**THE PROBLEM**
Copy the listing verbatim, excluding any images found in it.

**MATERIAL PROVIDED**
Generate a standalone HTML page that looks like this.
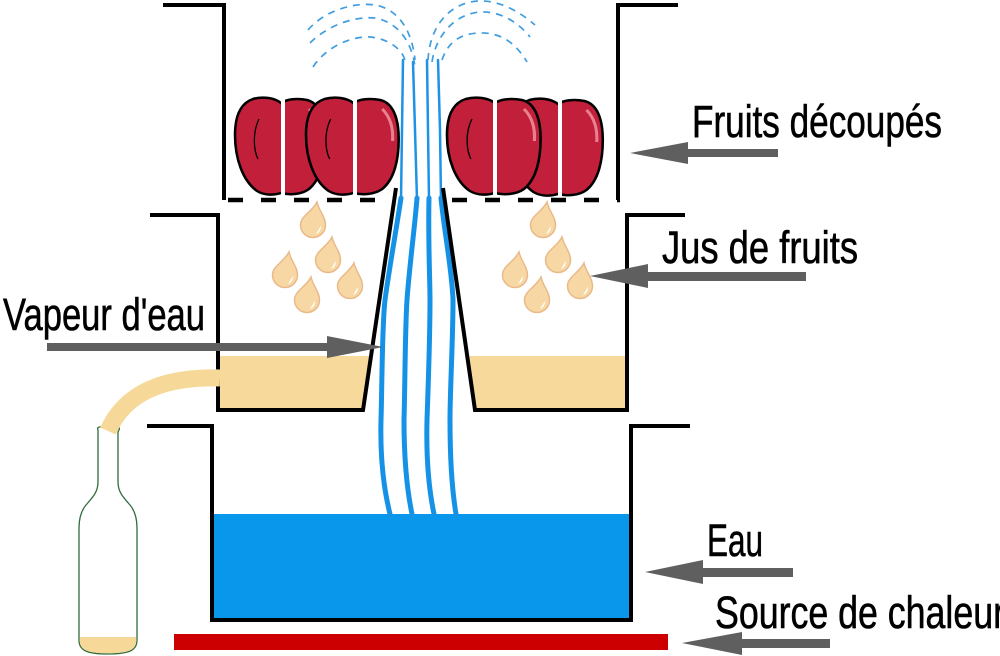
<!DOCTYPE html>
<html><head><meta charset="utf-8"><style>
html,body{margin:0;padding:0;background:#fff;}
svg{display:block;}
text{font-family:"Liberation Sans Narrow","Liberation Sans",sans-serif;font-size:45px;fill:#000;stroke:#000;stroke-width:0.6;}
</style></head><body>
<svg width="1000" height="656" viewBox="0 0 1000 656" xmlns="http://www.w3.org/2000/svg">
<defs>
<path id="apple" d="M46,6 C40,1 28,-1 18,2 C6,6 0,18 0,38 C0,62 8,84 22,94 C30,99 40,98 46,96 C54,98 66,98 74,92 C86,82 90,62 90,42 C90,20 84,6 72,3 C62,1 52,2 46,6 Z"/>
<g id="drop">
<path d="M4,-23 C6,-14 12.5,-8 12.5,0 A12.5,12.5 0 0,1 -12.5,0 C-12.5,-9 -1,-13 4,-23 Z" fill="#f7d8a4" stroke="#eab98a" stroke-width="1.5"/>
<path d="M8,1 C8,5 6,8 3,9 C5,6 6,4 8,1 Z" fill="#fff"/>
</g>
<g id="appleFull">
<use href="#apple" fill="#c21f3a" stroke="#000" stroke-width="2.5"/>
<path d="M24,22 C18,34 18,52 23,62" fill="none" stroke="#000" stroke-width="1.3"/>
<path d="M74,12 C82,20 85,32 84,44" fill="none" stroke="#e8808f" stroke-width="3"/>
</g>
</defs>

<!-- juice fills -->
<polygon points="219,356 371,356 363,408 219,408" fill="#f8d99c"/>
<polygon points="467,356 625,356 625,408 475,408" fill="#f8d99c"/>

<!-- water -->
<rect x="212" y="514" width="418" height="106" fill="#0897ea"/>

<!-- heat bar -->
<rect x="174" y="634" width="494" height="16" fill="#cc0000"/>

<!-- steam lines lower (thick) -->
<g fill="none" stroke="#1592e6" stroke-width="5" stroke-linejoin="round" stroke-linecap="round">
<path d="M401,198 C397,225 389,270 385,300 C382,325 382,390 381,420 C380,460 384,490 390,514"/>
<path d="M417,198 C415,225 409,270 407,300 C405,330 405,390 404,420 C404,460 407,490 412,514"/>
<path d="M429,198 C428,240 430,280 430,300 C430,340 428,390 427,420 C426,460 429,490 434,514"/>
<path d="M441,198 C444,230 452,270 453,300 C453,340 450,390 450,420 C450,460 452,490 456,514"/>
</g>
<!-- steam lines upper (thin) -->
<g fill="none" stroke="#1e93e6" stroke-width="2.5" stroke-linecap="round">
<path d="M403,60 L402,130 L401,200"/>
<path d="M413,62 L415,130 L417,200"/>
<path d="M427,60 L428,130 L429,200"/>
<path d="M438,60 L440,130 L441,200"/>
</g>
<!-- dashed vapour arcs -->
<g fill="none" stroke="#3f9de0" stroke-width="1.7" stroke-dasharray="7 6">
<path d="M308,30 C325,10 355,2 375,5 C398,9 412,30 415,60"/>
<path d="M310,43 C328,25 355,16 375,18 C398,22 412,42 415,67"/>
<path d="M313,67 C325,48 350,36 370,37 C390,39 402,50 405,60"/>
<path d="M428,60 C430,25 450,3 478,1 C500,0 520,12 535,25"/>
<path d="M432,62 C436,35 455,14 480,12 C500,11 518,22 530,37"/>
<path d="M442,60 C448,42 460,34 478,33 C500,32 515,42 527,62"/>
</g>

<!-- apples -->
<g transform="translate(235,97)"><use href="#appleFull"/></g>
<rect x="281" y="94" width="4" height="104" fill="#fff"/>
<g transform="translate(306,97) scale(1.03,1)"><use href="#appleFull"/></g>
<rect x="353" y="94" width="4" height="104" fill="#fff"/>
<g transform="translate(511,98) scale(1.02,1)"><use href="#appleFull"/></g>
<rect x="558" y="94" width="4" height="104" fill="#fff"/>
<g transform="translate(447,97) scale(1.04,1)"><use href="#appleFull"/></g>
<rect x="493" y="94" width="4" height="104" fill="#fff"/>

<!-- drops -->
<use href="#drop" transform="translate(313,225)"/>
<use href="#drop" transform="translate(328,260)"/>
<use href="#drop" transform="translate(285,275)"/>
<use href="#drop" transform="translate(350,286)"/>
<use href="#drop" transform="translate(307,300)"/>
<use href="#drop" transform="translate(543,225)"/>
<use href="#drop" transform="translate(558,260)"/>
<use href="#drop" transform="translate(515,275)"/>
<use href="#drop" transform="translate(580,286)"/>
<use href="#drop" transform="translate(537,300)"/>

<!-- walls -->
<g fill="none" stroke="#000" stroke-width="4" stroke-linejoin="miter">
<path d="M163,5 L224,5 L224,200"/>
<path d="M678,5 L618,5 L618,200"/>
<path d="M150,215 L218,215 L218,410 L363,410 L396,188"/>
<path d="M443,188 L475,410 L627,410 L627,215 L685,215"/>
<path d="M147,426 L212,426 L212,620 L631,620 L631,426 L690,426"/>
</g>
<!-- dashed grid line -->
<g stroke="#000" stroke-width="4.5" stroke-dasharray="15 18">
<line x1="228" y1="200" x2="382" y2="200"/>
<line x1="452" y1="200" x2="620" y2="200"/>
</g>

<!-- bottle -->
<path d="M98,430 C97,428 98,427 100,427 L117,427 C119,427 120,428 119,430 L118,432 L118,482 C118,492 123,497 130,505 C135,511 137,518 137,528 L137,640 C137,650 130,654 108,654 C86,654 79,650 79,640 L79,528 C79,518 81,511 86,505 C93,497 98,492 98,482 L98,432 Z" fill="#fff" stroke="#2f6b3a" stroke-width="1.3"/>
<path d="M79.7,637 L136.3,637 L136.3,640 C136.3,649.5 130,653.3 108,653.3 C86,653.3 79.7,649.5 79.7,640 Z" fill="#f6d898"/>
<!-- tube -->
<path d="M220,378 C175,377 128,386 108,431" fill="none" stroke="#f6d898" stroke-width="17"/>

<!-- arrows -->
<g fill="#5f5f5f">
<polygon points="630,153 688,142 688,149 778,149 778,157 688,157 688,164"/>
<polygon points="590,276 648,264 648,272 806,272 806,281 648,281 648,288"/>
<polygon points="383,347 327,336 327,343 47,343 47,351 327,351 327,358"/>
<polygon points="645,572 703,560 703,568 793,568 793,577 703,577 703,584"/>
<polygon points="682,643 742,632 742,639 830,639 830,648 742,648 742,655"/>
</g>

<!-- labels -->
<text x="692" y="137" textLength="250" lengthAdjust="spacingAndGlyphs">Fruits découpés</text>
<text x="662" y="263" textLength="196" lengthAdjust="spacingAndGlyphs">Jus de fruits</text>
<text x="3" y="330" textLength="202" lengthAdjust="spacingAndGlyphs">Vapeur d'eau</text>
<text x="707" y="556" textLength="56" lengthAdjust="spacingAndGlyphs">Eau</text>
<text x="715" y="628" textLength="290" lengthAdjust="spacingAndGlyphs">Source de chaleur</text>
</svg>
</body></html>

**EXPECTED ANSWER**
Generate a standalone HTML page that looks like this.
<!DOCTYPE html>
<html><head><meta charset="utf-8"><style>
html,body{margin:0;padding:0;background:#fff;}
svg{display:block;}
text{font-family:"Liberation Sans Narrow","Liberation Sans",sans-serif;font-size:45px;fill:#000;stroke:#000;stroke-width:0.6;}
</style></head><body>
<svg width="1000" height="656" viewBox="0 0 1000 656" xmlns="http://www.w3.org/2000/svg">
<defs>
<path id="apple" d="M46,6 C40,1 28,-1 18,2 C6,6 0,18 0,38 C0,62 8,84 22,94 C30,99 40,98 46,96 C54,98 66,98 74,92 C86,82 90,62 90,42 C90,20 84,6 72,3 C62,1 52,2 46,6 Z"/>
<g id="drop">
<path d="M4,-23 C6,-14 12.5,-8 12.5,0 A12.5,12.5 0 0,1 -12.5,0 C-12.5,-9 -1,-13 4,-23 Z" fill="#f7d8a4" stroke="#eab98a" stroke-width="1.5"/>
<path d="M8,1 C8,5 6,8 3,9 C5,6 6,4 8,1 Z" fill="#fff"/>
</g>
<g id="appleFull">
<use href="#apple" fill="#c21f3a" stroke="#000" stroke-width="2.5"/>
<path d="M24,22 C18,34 18,52 23,62" fill="none" stroke="#000" stroke-width="1.3"/>
<path d="M74,12 C82,20 85,32 84,44" fill="none" stroke="#e8808f" stroke-width="3"/>
</g>
</defs>

<!-- juice fills -->
<polygon points="219,356 371,356 363,408 219,408" fill="#f8d99c"/>
<polygon points="467,356 625,356 625,408 475,408" fill="#f8d99c"/>

<!-- water -->
<rect x="212" y="514" width="418" height="106" fill="#0897ea"/>

<!-- heat bar -->
<rect x="174" y="634" width="494" height="16" fill="#cc0000"/>

<!-- steam lines lower (thick) -->
<g fill="none" stroke="#1592e6" stroke-width="5" stroke-linejoin="round" stroke-linecap="round">
<path d="M401,198 C397,225 389,270 385,300 C382,325 382,390 381,420 C380,460 384,490 390,514"/>
<path d="M417,198 C415,225 409,270 407,300 C405,330 405,390 404,420 C404,460 407,490 412,514"/>
<path d="M429,198 C428,240 430,280 430,300 C430,340 428,390 427,420 C426,460 429,490 434,514"/>
<path d="M441,198 C444,230 452,270 453,300 C453,340 450,390 450,420 C450,460 452,490 456,514"/>
</g>
<!-- steam lines upper (thin) -->
<g fill="none" stroke="#1e93e6" stroke-width="2.5" stroke-linecap="round">
<path d="M403,60 L402,130 L401,200"/>
<path d="M413,62 L415,130 L417,200"/>
<path d="M427,60 L428,130 L429,200"/>
<path d="M438,60 L440,130 L441,200"/>
</g>
<!-- dashed vapour arcs -->
<g fill="none" stroke="#3f9de0" stroke-width="1.7" stroke-dasharray="7 6">
<path d="M308,30 C325,10 355,2 375,5 C398,9 412,30 415,60"/>
<path d="M310,43 C328,25 355,16 375,18 C398,22 412,42 415,67"/>
<path d="M313,67 C325,48 350,36 370,37 C390,39 402,50 405,60"/>
<path d="M428,60 C430,25 450,3 478,1 C500,0 520,12 535,25"/>
<path d="M432,62 C436,35 455,14 480,12 C500,11 518,22 530,37"/>
<path d="M442,60 C448,42 460,34 478,33 C500,32 515,42 527,62"/>
</g>

<!-- apples -->
<g transform="translate(235,97)"><use href="#appleFull"/></g>
<rect x="281" y="94" width="4" height="104" fill="#fff"/>
<g transform="translate(306,97) scale(1.03,1)"><use href="#appleFull"/></g>
<rect x="353" y="94" width="4" height="104" fill="#fff"/>
<g transform="translate(511,98) scale(1.02,1)"><use href="#appleFull"/></g>
<rect x="558" y="94" width="4" height="104" fill="#fff"/>
<g transform="translate(447,97) scale(1.04,1)"><use href="#appleFull"/></g>
<rect x="493" y="94" width="4" height="104" fill="#fff"/>

<!-- drops -->
<use href="#drop" transform="translate(313,225)"/>
<use href="#drop" transform="translate(328,260)"/>
<use href="#drop" transform="translate(285,275)"/>
<use href="#drop" transform="translate(350,286)"/>
<use href="#drop" transform="translate(307,300)"/>
<use href="#drop" transform="translate(543,225)"/>
<use href="#drop" transform="translate(558,260)"/>
<use href="#drop" transform="translate(515,275)"/>
<use href="#drop" transform="translate(580,286)"/>
<use href="#drop" transform="translate(537,300)"/>

<!-- walls -->
<g fill="none" stroke="#000" stroke-width="4" stroke-linejoin="miter">
<path d="M163,5 L224,5 L224,200"/>
<path d="M678,5 L618,5 L618,200"/>
<path d="M150,215 L218,215 L218,410 L363,410 L396,188"/>
<path d="M443,188 L475,410 L627,410 L627,215 L685,215"/>
<path d="M147,426 L212,426 L212,620 L631,620 L631,426 L690,426"/>
</g>
<!-- dashed grid line -->
<g stroke="#000" stroke-width="4.5" stroke-dasharray="15 18">
<line x1="228" y1="200" x2="382" y2="200"/>
<line x1="452" y1="200" x2="620" y2="200"/>
</g>

<!-- bottle -->
<path d="M98,430 C97,428 98,427 100,427 L117,427 C119,427 120,428 119,430 L118,432 L118,482 C118,492 123,497 130,505 C135,511 137,518 137,528 L137,640 C137,650 130,654 108,654 C86,654 79,650 79,640 L79,528 C79,518 81,511 86,505 C93,497 98,492 98,482 L98,432 Z" fill="#fff" stroke="#2f6b3a" stroke-width="1.3"/>
<path d="M79.7,637 L136.3,637 L136.3,640 C136.3,649.5 130,653.3 108,653.3 C86,653.3 79.7,649.5 79.7,640 Z" fill="#f6d898"/>
<!-- tube -->
<path d="M220,378 C175,377 128,386 108,431" fill="none" stroke="#f6d898" stroke-width="17"/>

<!-- arrows -->
<g fill="#5f5f5f">
<polygon points="630,153 688,142 688,149 778,149 778,157 688,157 688,164"/>
<polygon points="590,276 648,264 648,272 806,272 806,281 648,281 648,288"/>
<polygon points="383,347 327,336 327,343 47,343 47,351 327,351 327,358"/>
<polygon points="645,572 703,560 703,568 793,568 793,577 703,577 703,584"/>
<polygon points="682,643 742,632 742,639 830,639 830,648 742,648 742,655"/>
</g>

<!-- labels -->
<text x="692" y="137" textLength="250" lengthAdjust="spacingAndGlyphs">Fruits découpés</text>
<text x="662" y="263" textLength="196" lengthAdjust="spacingAndGlyphs">Jus de fruits</text>
<text x="3" y="330" textLength="202" lengthAdjust="spacingAndGlyphs">Vapeur d'eau</text>
<text x="707" y="556" textLength="56" lengthAdjust="spacingAndGlyphs">Eau</text>
<text x="715" y="628" textLength="290" lengthAdjust="spacingAndGlyphs">Source de chaleur</text>
</svg>
</body></html>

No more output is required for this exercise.